• Problem to work on
No pictures go into the copy. Write out exactly the lines below from the one containing "Recreate this image as a component" through the one containing "21, interval: 3".

─── Data extract ───

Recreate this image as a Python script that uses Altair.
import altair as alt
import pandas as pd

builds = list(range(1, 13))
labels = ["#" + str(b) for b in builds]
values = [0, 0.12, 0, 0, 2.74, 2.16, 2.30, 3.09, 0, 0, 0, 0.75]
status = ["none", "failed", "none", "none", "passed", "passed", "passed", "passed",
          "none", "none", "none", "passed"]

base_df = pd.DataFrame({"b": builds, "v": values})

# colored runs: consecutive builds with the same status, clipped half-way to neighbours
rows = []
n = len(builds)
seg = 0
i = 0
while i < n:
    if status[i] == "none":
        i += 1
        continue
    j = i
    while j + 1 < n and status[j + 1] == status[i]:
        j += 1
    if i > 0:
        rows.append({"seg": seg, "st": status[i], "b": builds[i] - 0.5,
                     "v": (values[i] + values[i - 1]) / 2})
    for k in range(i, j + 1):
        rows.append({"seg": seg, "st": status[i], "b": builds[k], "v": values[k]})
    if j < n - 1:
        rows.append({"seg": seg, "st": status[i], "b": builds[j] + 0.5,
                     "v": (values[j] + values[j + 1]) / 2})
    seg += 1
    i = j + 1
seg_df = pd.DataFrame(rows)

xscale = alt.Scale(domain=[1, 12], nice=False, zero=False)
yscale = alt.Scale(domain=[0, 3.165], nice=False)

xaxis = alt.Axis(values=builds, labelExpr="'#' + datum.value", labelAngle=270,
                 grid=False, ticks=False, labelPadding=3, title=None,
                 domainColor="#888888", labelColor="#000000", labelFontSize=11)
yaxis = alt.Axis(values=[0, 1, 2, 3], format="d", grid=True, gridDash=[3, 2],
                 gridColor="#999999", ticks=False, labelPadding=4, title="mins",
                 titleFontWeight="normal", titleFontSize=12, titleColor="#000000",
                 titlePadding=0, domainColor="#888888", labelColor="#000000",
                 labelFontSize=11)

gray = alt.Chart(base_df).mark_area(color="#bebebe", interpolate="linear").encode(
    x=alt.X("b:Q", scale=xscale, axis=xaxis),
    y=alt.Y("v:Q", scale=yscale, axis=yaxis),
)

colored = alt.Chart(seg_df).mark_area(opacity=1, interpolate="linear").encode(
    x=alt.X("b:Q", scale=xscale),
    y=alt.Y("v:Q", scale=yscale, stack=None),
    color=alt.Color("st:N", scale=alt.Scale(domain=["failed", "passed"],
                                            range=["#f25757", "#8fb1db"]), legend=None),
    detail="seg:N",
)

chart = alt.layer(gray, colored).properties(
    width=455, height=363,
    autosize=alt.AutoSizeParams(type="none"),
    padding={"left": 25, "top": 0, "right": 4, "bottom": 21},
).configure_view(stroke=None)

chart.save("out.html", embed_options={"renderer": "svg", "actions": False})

───
─── Data extract ───

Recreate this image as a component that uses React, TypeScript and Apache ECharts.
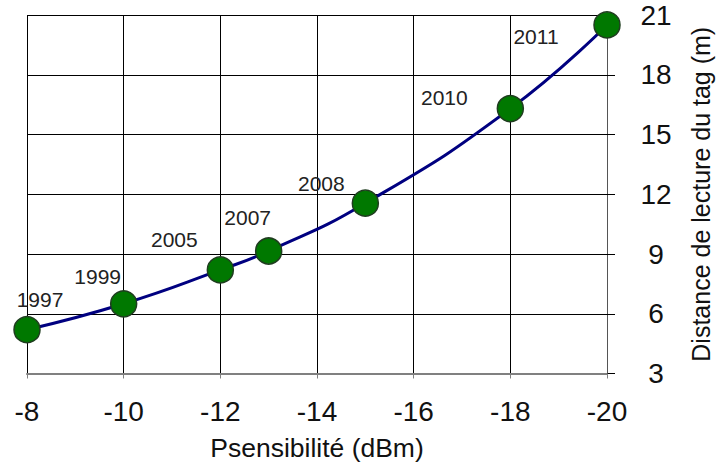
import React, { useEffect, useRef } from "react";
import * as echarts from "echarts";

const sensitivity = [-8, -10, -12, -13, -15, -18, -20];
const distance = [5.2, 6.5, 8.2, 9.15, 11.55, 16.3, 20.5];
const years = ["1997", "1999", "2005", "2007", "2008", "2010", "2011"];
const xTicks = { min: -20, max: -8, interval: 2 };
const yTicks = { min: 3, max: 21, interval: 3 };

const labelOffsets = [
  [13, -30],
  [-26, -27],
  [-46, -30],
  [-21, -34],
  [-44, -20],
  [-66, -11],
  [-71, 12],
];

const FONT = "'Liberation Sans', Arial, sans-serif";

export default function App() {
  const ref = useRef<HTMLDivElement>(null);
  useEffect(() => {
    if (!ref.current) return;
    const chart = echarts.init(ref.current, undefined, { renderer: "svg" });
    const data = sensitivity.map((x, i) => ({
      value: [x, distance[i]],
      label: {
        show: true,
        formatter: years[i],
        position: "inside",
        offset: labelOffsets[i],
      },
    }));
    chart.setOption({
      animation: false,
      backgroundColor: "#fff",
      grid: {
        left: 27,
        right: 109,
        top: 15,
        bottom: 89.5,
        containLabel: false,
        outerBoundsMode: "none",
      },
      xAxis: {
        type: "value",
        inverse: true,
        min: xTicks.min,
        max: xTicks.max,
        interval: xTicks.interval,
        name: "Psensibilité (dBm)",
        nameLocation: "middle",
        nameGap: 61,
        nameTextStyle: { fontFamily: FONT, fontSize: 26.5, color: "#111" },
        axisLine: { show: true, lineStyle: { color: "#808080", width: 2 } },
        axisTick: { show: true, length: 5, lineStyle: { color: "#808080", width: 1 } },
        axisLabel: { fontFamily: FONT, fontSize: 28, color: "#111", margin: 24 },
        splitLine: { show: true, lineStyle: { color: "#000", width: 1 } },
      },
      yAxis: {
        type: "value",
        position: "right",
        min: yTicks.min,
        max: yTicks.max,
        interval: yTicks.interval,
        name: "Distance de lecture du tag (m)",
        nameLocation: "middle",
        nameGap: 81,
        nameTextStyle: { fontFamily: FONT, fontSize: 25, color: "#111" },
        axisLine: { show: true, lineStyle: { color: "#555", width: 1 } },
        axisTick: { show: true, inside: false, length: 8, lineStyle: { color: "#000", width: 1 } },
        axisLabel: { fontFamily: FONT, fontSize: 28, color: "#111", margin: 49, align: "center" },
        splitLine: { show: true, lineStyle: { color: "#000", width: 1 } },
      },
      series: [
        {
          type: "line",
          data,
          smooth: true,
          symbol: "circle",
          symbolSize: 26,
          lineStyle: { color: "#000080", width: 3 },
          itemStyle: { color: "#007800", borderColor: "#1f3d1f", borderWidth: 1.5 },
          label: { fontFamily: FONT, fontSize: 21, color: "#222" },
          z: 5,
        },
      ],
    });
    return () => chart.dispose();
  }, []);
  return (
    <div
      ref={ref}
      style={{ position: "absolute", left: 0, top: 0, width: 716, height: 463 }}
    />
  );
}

───

• Answer to this task
Recreate this image as a component that uses React, TypeScript and Apache ECharts.
import React, { useEffect, useRef } from "react";
import * as echarts from "echarts";

const sensitivity = [-8, -10, -12, -13, -15, -18, -20];
const distance = [5.2, 6.5, 8.2, 9.15, 11.55, 16.3, 20.5];
const years = ["1997", "1999", "2005", "2007", "2008", "2010", "2011"];
const xTicks = { min: -20, max: -8, interval: 2 };
const yTicks = { min: 3, max: 21, interval: 3 };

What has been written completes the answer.